> Dataset extract

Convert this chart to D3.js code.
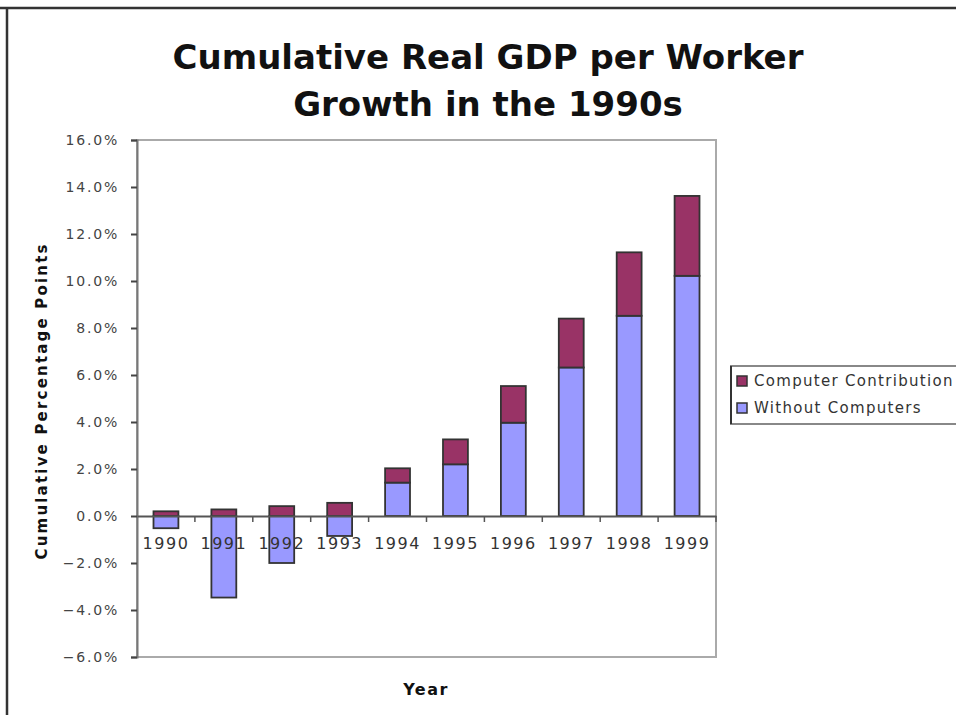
<!DOCTYPE html>
<html><head><meta charset="utf-8">
<script src="https://cdn.jsdelivr.net/npm/d3@7"></script>
<style>body{margin:0;background:#fff;}svg{display:block;}</style>
</head><body>
<svg id="chart" width="956" height="715"></svg>
<script>
const years = ["1990","1991","1992","1993","1994","1995","1996","1997","1998","1999"];
const withoutComputers = [-0.52, -3.47, -2.0, -0.85, 1.42, 2.2, 3.97, 6.32, 8.52, 10.22];
const computerContribution = [0.2, 0.28, 0.42, 0.56, 0.61, 1.06, 1.56, 2.08, 2.7, 3.4];
const yTicks = [-6, -4, -2, 0, 2, 4, 6, 8, 10, 12, 14, 16];
const seriesNames = ["Computer Contribution", "Without Computers"];
const seriesColors = ["#993366", "#9999FF"];

const svg = d3.select("#chart");
const m = {left: 137, right: 716, top: 140, bottom: 657};

// frame lines
svg.append("line").attr("x1", 0).attr("x2", 956).attr("y1", 8).attr("y2", 8).attr("stroke", "#333").attr("stroke-width", 2.5);
svg.append("line").attr("x1", 7).attr("x2", 7).attr("y1", 8).attr("y2", 715).attr("stroke", "#333").attr("stroke-width", 2.5);

// title
const title = svg.append("text").attr("text-anchor", "middle")
  .attr("font-family", "DejaVu Sans").attr("font-weight", "bold").attr("font-size", 34).attr("fill", "#111");
title.append("tspan").attr("x", 488).attr("y", 69).text("Cumulative Real GDP per Worker");
title.append("tspan").attr("x", 488).attr("y", 116).text("Growth in the 1990s");

const x = d3.scaleBand().domain(years).range([m.left, m.right]).paddingInner(0.57).paddingOuter(0.285);
const y = d3.scaleLinear().domain([-6, 16]).range([m.bottom, m.top]);

// plot border (light gray)
svg.append("rect").attr("x", m.left).attr("y", m.top).attr("width", m.right - m.left).attr("height", m.bottom - m.top)
  .attr("fill", "none").attr("stroke", "#aaa").attr("stroke-width", 2);

// y axis
const yAxis = d3.axisLeft(y).tickValues(yTicks).tickSize(6).tickPadding(12)
  .tickFormat(d => d3.format(".1f")(d) + "%");
const ya = svg.append("g").attr("transform", `translate(${m.left},0)`).call(yAxis);
ya.select(".domain").attr("stroke", "#777").attr("stroke-width", 2);
ya.selectAll(".tick line").attr("stroke", "#444").attr("stroke-width", 2);
ya.selectAll(".tick text").attr("font-family", "DejaVu Sans").attr("font-size", 14).attr("letter-spacing", 1.8).attr("fill", "#444");

// bars
const stackData = years.map((yr, i) => ({year: yr, w: withoutComputers[i], c: computerContribution[i]}));
const g = svg.append("g");
stackData.forEach(d => {
  const w0 = Math.min(0, d.w), w1 = Math.max(0, d.w);
  g.append("rect").attr("x", x(d.year)).attr("width", x.bandwidth())
    .attr("y", y(w1)).attr("height", y(w0) - y(w1))
    .attr("fill", seriesColors[1]).attr("stroke", "#333").attr("stroke-width", 1.8);
  const base = Math.max(0, d.w);
  g.append("rect").attr("x", x(d.year)).attr("width", x.bandwidth())
    .attr("y", y(base + d.c)).attr("height", y(base) - y(base + d.c))
    .attr("fill", seriesColors[0]).attr("stroke", "#333").attr("stroke-width", 1.8);
});

// x axis at zero
const xAxis = d3.axisBottom(x).tickSize(0).tickPadding(22);
const xa = svg.append("g").attr("transform", `translate(0,${y(0)})`).call(xAxis);
xa.select(".domain").attr("stroke", "#555").attr("stroke-width", 2);
xa.selectAll(".tick text").attr("font-family", "DejaVu Sans").attr("font-size", 16).attr("letter-spacing", 1.5).attr("fill", "#333");
const step = x.step();
g.selectAll(".xtick").data(years).enter().append("line")
  .attr("x1", d => x(d) + x.bandwidth() / 2 + step / 2).attr("x2", d => x(d) + x.bandwidth() / 2 + step / 2)
  .attr("y1", y(0)).attr("y2", y(0) + 6).attr("stroke", "#555").attr("stroke-width", 1.5);

// axis titles
svg.append("text").attr("x", 426).attr("y", 695).attr("text-anchor", "middle")
  .attr("font-family", "DejaVu Sans").attr("font-weight", "bold").attr("font-size", 16).attr("letter-spacing", 1.5)
  .attr("fill", "#111").text("Year");
svg.append("text").attr("transform", "translate(47,402) rotate(-90)").attr("text-anchor", "middle")
  .attr("font-family", "DejaVu Sans").attr("font-weight", "bold").attr("font-size", 15).attr("fill", "#111")
  .attr("textLength", 315).attr("lengthAdjust", "spacing")
  .text("Cumulative Percentage Points");

// legend
const lg = svg.append("g");
lg.append("rect").attr("x", 731).attr("y", 366).attr("width", 240).attr("height", 58)
  .attr("fill", "#fff").attr("stroke", "#888").attr("stroke-width", 2);
lg.append("line").attr("x1", 731).attr("x2", 731).attr("y1", 366).attr("y2", 424).attr("stroke", "#333").attr("stroke-width", 2);
seriesNames.forEach((n, i) => {
  const yy = 381 + i * 27;
  lg.append("rect").attr("x", 737).attr("y", yy - 5).attr("width", 10).attr("height", 10)
    .attr("fill", seriesColors[i]).attr("stroke", "#333").attr("stroke-width", 1.5);
  lg.append("text").attr("x", 754).attr("y", yy + 5).attr("font-family", "DejaVu Sans").attr("font-size", 15)
    .attr("letter-spacing", 1.3).attr("fill", "#333").text(n);
});
</script>
</body></html>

> Task directions
On how many lines does the word "chart" appear? Answer with only the number.

> Answer below
3